### Data section

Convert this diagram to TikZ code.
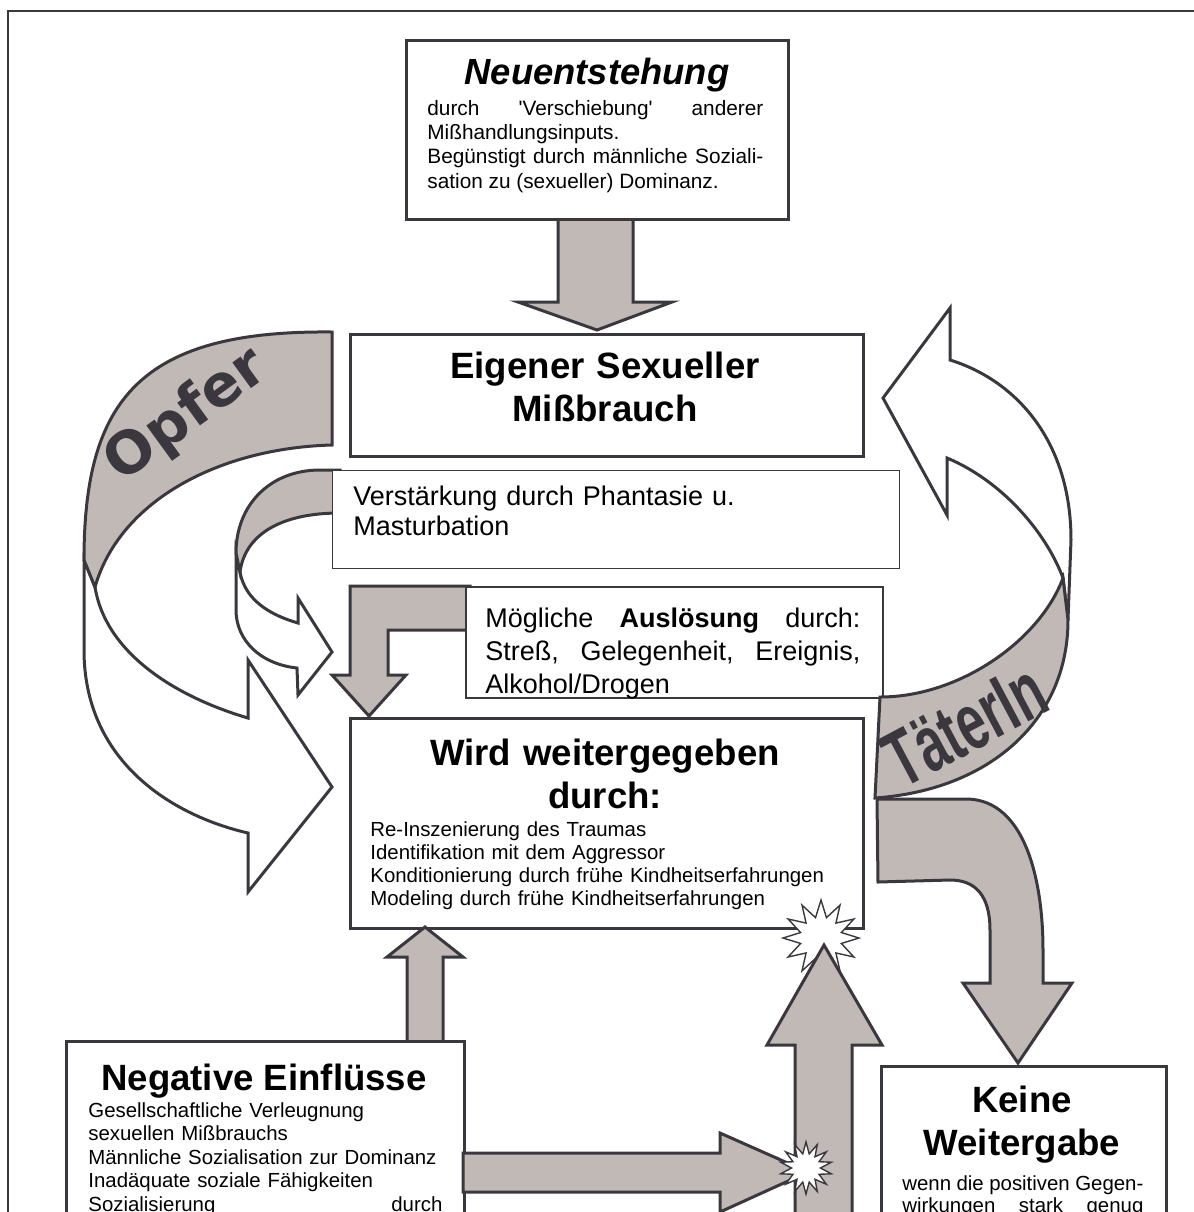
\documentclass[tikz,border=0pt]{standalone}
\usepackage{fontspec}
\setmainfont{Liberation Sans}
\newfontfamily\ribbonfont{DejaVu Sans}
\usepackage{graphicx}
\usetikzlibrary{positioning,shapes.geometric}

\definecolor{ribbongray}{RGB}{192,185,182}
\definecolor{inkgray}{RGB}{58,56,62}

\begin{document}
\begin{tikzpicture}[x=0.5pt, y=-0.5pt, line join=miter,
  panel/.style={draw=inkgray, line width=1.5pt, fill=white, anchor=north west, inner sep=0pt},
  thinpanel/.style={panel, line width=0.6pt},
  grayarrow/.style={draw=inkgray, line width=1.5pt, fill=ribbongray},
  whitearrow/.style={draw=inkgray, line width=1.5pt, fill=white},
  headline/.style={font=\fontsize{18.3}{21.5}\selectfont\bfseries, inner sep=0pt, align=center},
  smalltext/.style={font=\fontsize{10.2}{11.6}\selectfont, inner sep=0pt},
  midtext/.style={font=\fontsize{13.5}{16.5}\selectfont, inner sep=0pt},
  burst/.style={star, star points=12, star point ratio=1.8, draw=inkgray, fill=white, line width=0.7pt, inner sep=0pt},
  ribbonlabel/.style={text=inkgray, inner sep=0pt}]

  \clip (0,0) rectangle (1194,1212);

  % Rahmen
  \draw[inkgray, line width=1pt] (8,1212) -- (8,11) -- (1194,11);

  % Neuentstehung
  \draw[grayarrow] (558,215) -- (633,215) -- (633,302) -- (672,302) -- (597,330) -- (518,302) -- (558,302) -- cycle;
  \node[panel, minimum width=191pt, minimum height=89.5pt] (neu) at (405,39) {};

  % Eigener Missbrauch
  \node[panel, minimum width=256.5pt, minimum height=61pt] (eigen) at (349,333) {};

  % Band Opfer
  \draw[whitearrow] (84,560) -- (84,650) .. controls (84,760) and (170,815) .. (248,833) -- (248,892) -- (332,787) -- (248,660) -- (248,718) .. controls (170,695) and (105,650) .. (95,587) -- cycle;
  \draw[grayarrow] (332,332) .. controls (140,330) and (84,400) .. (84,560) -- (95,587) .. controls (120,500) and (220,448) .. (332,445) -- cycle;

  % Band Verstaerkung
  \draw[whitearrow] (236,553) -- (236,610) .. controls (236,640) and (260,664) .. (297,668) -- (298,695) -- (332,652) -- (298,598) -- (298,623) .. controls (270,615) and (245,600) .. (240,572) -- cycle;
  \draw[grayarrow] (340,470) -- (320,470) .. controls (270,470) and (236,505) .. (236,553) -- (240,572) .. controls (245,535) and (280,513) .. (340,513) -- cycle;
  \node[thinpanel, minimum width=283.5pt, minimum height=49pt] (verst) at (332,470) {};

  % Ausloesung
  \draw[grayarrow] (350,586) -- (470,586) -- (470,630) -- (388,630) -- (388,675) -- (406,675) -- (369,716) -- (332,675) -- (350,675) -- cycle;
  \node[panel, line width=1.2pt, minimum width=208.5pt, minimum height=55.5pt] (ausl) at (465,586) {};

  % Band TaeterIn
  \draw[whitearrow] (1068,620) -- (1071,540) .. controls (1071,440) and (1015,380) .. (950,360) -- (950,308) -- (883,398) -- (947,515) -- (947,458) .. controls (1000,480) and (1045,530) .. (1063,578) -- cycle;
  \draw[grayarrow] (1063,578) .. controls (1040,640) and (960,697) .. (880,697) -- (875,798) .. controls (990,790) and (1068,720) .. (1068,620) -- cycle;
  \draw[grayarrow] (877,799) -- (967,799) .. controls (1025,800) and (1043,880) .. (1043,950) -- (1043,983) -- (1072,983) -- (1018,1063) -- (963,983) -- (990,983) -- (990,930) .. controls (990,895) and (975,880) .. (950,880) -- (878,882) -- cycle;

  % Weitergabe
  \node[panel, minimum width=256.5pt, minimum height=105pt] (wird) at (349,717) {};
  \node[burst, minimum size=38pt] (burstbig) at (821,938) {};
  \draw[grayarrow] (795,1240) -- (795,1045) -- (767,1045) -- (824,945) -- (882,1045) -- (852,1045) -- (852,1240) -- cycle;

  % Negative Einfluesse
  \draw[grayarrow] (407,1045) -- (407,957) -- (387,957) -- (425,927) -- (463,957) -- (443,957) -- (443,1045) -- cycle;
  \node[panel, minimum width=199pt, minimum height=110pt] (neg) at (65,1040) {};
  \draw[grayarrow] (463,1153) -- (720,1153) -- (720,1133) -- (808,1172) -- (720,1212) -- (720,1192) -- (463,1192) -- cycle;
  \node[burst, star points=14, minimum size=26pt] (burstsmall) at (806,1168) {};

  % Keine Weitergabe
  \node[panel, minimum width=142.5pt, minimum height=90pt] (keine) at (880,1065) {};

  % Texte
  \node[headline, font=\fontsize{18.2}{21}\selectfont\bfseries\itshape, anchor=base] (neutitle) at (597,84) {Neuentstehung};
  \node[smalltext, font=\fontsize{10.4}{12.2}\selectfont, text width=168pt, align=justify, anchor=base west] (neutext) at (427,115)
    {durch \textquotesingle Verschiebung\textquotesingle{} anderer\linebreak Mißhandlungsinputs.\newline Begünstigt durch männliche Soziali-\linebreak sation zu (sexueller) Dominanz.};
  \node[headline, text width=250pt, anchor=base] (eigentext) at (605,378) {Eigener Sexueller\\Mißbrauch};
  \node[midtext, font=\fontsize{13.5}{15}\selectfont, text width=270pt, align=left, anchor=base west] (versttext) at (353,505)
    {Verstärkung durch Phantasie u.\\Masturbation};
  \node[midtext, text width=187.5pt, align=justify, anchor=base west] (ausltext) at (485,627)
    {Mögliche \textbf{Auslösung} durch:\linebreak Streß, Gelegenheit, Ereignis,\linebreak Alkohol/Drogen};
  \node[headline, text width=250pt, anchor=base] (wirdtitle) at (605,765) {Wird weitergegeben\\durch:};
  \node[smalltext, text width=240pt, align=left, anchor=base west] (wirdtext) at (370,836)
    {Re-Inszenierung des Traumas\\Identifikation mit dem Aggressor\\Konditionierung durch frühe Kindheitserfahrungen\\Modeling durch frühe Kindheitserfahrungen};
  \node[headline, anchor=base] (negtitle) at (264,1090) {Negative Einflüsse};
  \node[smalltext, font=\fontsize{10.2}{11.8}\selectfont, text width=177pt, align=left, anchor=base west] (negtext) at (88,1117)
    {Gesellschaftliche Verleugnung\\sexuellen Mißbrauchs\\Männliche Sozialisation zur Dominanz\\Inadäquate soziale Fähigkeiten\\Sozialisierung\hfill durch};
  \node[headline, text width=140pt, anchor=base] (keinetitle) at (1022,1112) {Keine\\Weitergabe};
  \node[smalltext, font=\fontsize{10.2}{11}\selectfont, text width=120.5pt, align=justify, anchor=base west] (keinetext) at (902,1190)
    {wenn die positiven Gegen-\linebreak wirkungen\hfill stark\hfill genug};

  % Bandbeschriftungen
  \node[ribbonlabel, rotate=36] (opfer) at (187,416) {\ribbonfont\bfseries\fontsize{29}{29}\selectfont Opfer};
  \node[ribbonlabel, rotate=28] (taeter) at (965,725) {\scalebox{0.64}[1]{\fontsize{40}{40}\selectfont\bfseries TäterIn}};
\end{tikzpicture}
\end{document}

### Exercise instructions
Repeat all of the data above word for word, minus the pictures.

### Answer in full
Convert this diagram to TikZ code.
\documentclass[tikz,border=0pt]{standalone}
\usepackage{fontspec}
\setmainfont{Liberation Sans}
\newfontfamily\ribbonfont{DejaVu Sans}
\usepackage{graphicx}
\usetikzlibrary{positioning,shapes.geometric}

\definecolor{ribbongray}{RGB}{192,185,182}
\definecolor{inkgray}{RGB}{58,56,62}

\begin{document}
\begin{tikzpicture}[x=0.5pt, y=-0.5pt, line join=miter,
  panel/.style={draw=inkgray, line width=1.5pt, fill=white, anchor=north west, inner sep=0pt},
  thinpanel/.style={panel, line width=0.6pt},
  grayarrow/.style={draw=inkgray, line width=1.5pt, fill=ribbongray},
  whitearrow/.style={draw=inkgray, line width=1.5pt, fill=white},
  headline/.style={font=\fontsize{18.3}{21.5}\selectfont\bfseries, inner sep=0pt, align=center},
  smalltext/.style={font=\fontsize{10.2}{11.6}\selectfont, inner sep=0pt},
  midtext/.style={font=\fontsize{13.5}{16.5}\selectfont, inner sep=0pt},
  burst/.style={star, star points=12, star point ratio=1.8, draw=inkgray, fill=white, line width=0.7pt, inner sep=0pt},
  ribbonlabel/.style={text=inkgray, inner sep=0pt}]

  \clip (0,0) rectangle (1194,1212);

  % Rahmen
  \draw[inkgray, line width=1pt] (8,1212) -- (8,11) -- (1194,11);

  % Neuentstehung
  \draw[grayarrow] (558,215) -- (633,215) -- (633,302) -- (672,302) -- (597,330) -- (518,302) -- (558,302) -- cycle;
  \node[panel, minimum width=191pt, minimum height=89.5pt] (neu) at (405,39) {};

  % Eigener Missbrauch
  \node[panel, minimum width=256.5pt, minimum height=61pt] (eigen) at (349,333) {};

  % Band Opfer
  \draw[whitearrow] (84,560) -- (84,650) .. controls (84,760) and (170,815) .. (248,833) -- (248,892) -- (332,787) -- (248,660) -- (248,718) .. controls (170,695) and (105,650) .. (95,587) -- cycle;
  \draw[grayarrow] (332,332) .. controls (140,330) and (84,400) .. (84,560) -- (95,587) .. controls (120,500) and (220,448) .. (332,445) -- cycle;

  % Band Verstaerkung
  \draw[whitearrow] (236,553) -- (236,610) .. controls (236,640) and (260,664) .. (297,668) -- (298,695) -- (332,652) -- (298,598) -- (298,623) .. controls (270,615) and (245,600) .. (240,572) -- cycle;
  \draw[grayarrow] (340,470) -- (320,470) .. controls (270,470) and (236,505) .. (236,553) -- (240,572) .. controls (245,535) and (280,513) .. (340,513) -- cycle;
  \node[thinpanel, minimum width=283.5pt, minimum height=49pt] (verst) at (332,470) {};

  % Ausloesung
  \draw[grayarrow] (350,586) -- (470,586) -- (470,630) -- (388,630) -- (388,675) -- (406,675) -- (369,716) -- (332,675) -- (350,675) -- cycle;
  \node[panel, line width=1.2pt, minimum width=208.5pt, minimum height=55.5pt] (ausl) at (465,586) {};

  % Band TaeterIn
  \draw[whitearrow] (1068,620) -- (1071,540) .. controls (1071,440) and (1015,380) .. (950,360) -- (950,308) -- (883,398) -- (947,515) -- (947,458) .. controls (1000,480) and (1045,530) .. (1063,578) -- cycle;
  \draw[grayarrow] (1063,578) .. controls (1040,640) and (960,697) .. (880,697) -- (875,798) .. controls (990,790) and (1068,720) .. (1068,620) -- cycle;
  \draw[grayarrow] (877,799) -- (967,799) .. controls (1025,800) and (1043,880) .. (1043,950) -- (1043,983) -- (1072,983) -- (1018,1063) -- (963,983) -- (990,983) -- (990,930) .. controls (990,895) and (975,880) .. (950,880) -- (878,882) -- cycle;

  % Weitergabe
  \node[panel, minimum width=256.5pt, minimum height=105pt] (wird) at (349,717) {};
  \node[burst, minimum size=38pt] (burstbig) at (821,938) {};
  \draw[grayarrow] (795,1240) -- (795,1045) -- (767,1045) -- (824,945) -- (882,1045) -- (852,1045) -- (852,1240) -- cycle;

  % Negative Einfluesse
  \draw[grayarrow] (407,1045) -- (407,957) -- (387,957) -- (425,927) -- (463,957) -- (443,957) -- (443,1045) -- cycle;
  \node[panel, minimum width=199pt, minimum height=110pt] (neg) at (65,1040) {};
  \draw[grayarrow] (463,1153) -- (720,1153) -- (720,1133) -- (808,1172) -- (720,1212) -- (720,1192) -- (463,1192) -- cycle;
  \node[burst, star points=14, minimum size=26pt] (burstsmall) at (806,1168) {};

  % Keine Weitergabe
  \node[panel, minimum width=142.5pt, minimum height=90pt] (keine) at (880,1065) {};

  % Texte
  \node[headline, font=\fontsize{18.2}{21}\selectfont\bfseries\itshape, anchor=base] (neutitle) at (597,84) {Neuentstehung};
  \node[smalltext, font=\fontsize{10.4}{12.2}\selectfont, text width=168pt, align=justify, anchor=base west] (neutext) at (427,115)
    {durch \textquotesingle Verschiebung\textquotesingle{} anderer\linebreak Mißhandlungsinputs.\newline Begünstigt durch männliche Soziali-\linebreak sation zu (sexueller) Dominanz.};
  \node[headline, text width=250pt, anchor=base] (eigentext) at (605,378) {Eigener Sexueller\\Mißbrauch};
  \node[midtext, font=\fontsize{13.5}{15}\selectfont, text width=270pt, align=left, anchor=base west] (versttext) at (353,505)
    {Verstärkung durch Phantasie u.\\Masturbation};
  \node[midtext, text width=187.5pt, align=justify, anchor=base west] (ausltext) at (485,627)
    {Mögliche \textbf{Auslösung} durch:\linebreak Streß, Gelegenheit, Ereignis,\linebreak Alkohol/Drogen};
  \node[headline, text width=250pt, anchor=base] (wirdtitle) at (605,765) {Wird weitergegeben\\durch:};
  \node[smalltext, text width=240pt, align=left, anchor=base west] (wirdtext) at (370,836)
    {Re-Inszenierung des Traumas\\Identifikation mit dem Aggressor\\Konditionierung durch frühe Kindheitserfahrungen\\Modeling durch frühe Kindheitserfahrungen};
  \node[headline, anchor=base] (negtitle) at (264,1090) {Negative Einflüsse};
  \node[smalltext, font=\fontsize{10.2}{11.8}\selectfont, text width=177pt, align=left, anchor=base west] (negtext) at (88,1117)
    {Gesellschaftliche Verleugnung\\sexuellen Mißbrauchs\\Männliche Sozialisation zur Dominanz\\Inadäquate soziale Fähigkeiten\\Sozialisierung\hfill durch};
  \node[headline, text width=140pt, anchor=base] (keinetitle) at (1022,1112) {Keine\\Weitergabe};
  \node[smalltext, font=\fontsize{10.2}{11}\selectfont, text width=120.5pt, align=justify, anchor=base west] (keinetext) at (902,1190)
    {wenn die positiven Gegen-\linebreak wirkungen\hfill stark\hfill genug};

  % Bandbeschriftungen
  \node[ribbonlabel, rotate=36] (opfer) at (187,416) {\ribbonfont\bfseries\fontsize{29}{29}\selectfont Opfer};
  \node[ribbonlabel, rotate=28] (taeter) at (965,725) {\scalebox{0.64}[1]{\fontsize{40}{40}\selectfont\bfseries TäterIn}};
\end{tikzpicture}
\end{document}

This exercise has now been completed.